Job descriptions are more often than not written by a human resources, or
talent acquisition, representative. Let’s face it, 99% of the time it’s a laundry
list of responsibilities and requirements. Very rarely does the job description
get inside the hiring manager’s head and outline the true pains, problems, and
priorities this person needs your help to solve.
You must see yourself, and present yourself, as the one who will be able to either help make money, save money, or improve processes. The candidate who can demonstrate the most value and demonstrate how she will help make the hiring manager’s live that much easier is the one who will be standing with an offer in hand at the end of the process.Here are some questions you can ask to help set yourself up as the solution.
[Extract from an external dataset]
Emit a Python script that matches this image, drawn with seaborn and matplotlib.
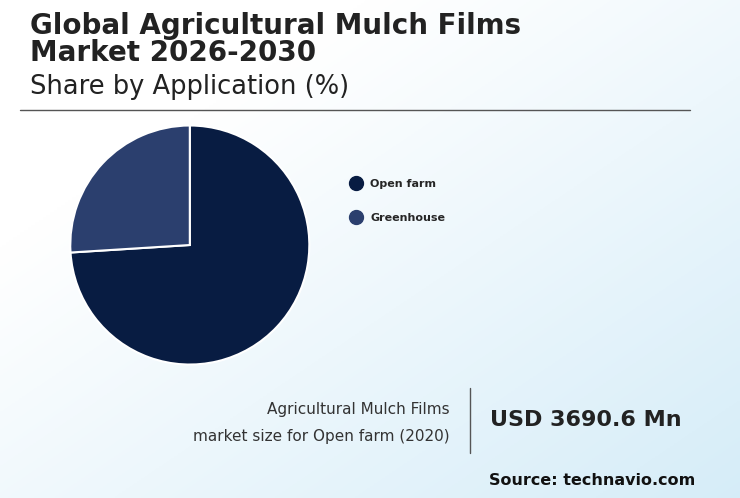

What are the two or three critical priorities you’d want me to address right away?
Understanding the answer to this question allows you to demonstrate how you can be the solution by way of you explaining previous experiences you’ve had in tackling similar priorities elsewhere.
Fast forward six months, or even a year from the time you hire this person. How would the (department, or role, etc.) look different for you to have the confidence you hired the right person?
This question will force the interviewer to really think and provide you with a tangible answer. It will help interviewer really cast their vision and therefore allow you to explain how you can help them make this vision a reality.
To help us work together effectively, what should I know about your leadership style?
This question accomplishes at least two things. It allows you to gain perspective as to whether the hiring manager’s leadership style is one that will help you thrive or hinder you from thriving. Secondly, the question, by way of its wording, gives the hiring manager confidence that you are a collaborative leader yourself who wants to deliver on behalf of your supervisor.
Asking the questions above will surely position you as a problem-solver, vs a “what’s in it for me” candidate. The picture of what’s in it for you will naturally begin to unveil itself from the answers to these questions. Trust me, by the time you deliver your value via the interview process you will have plenty of time to ask “what’s in it for me” questions before deciding to accept an offer.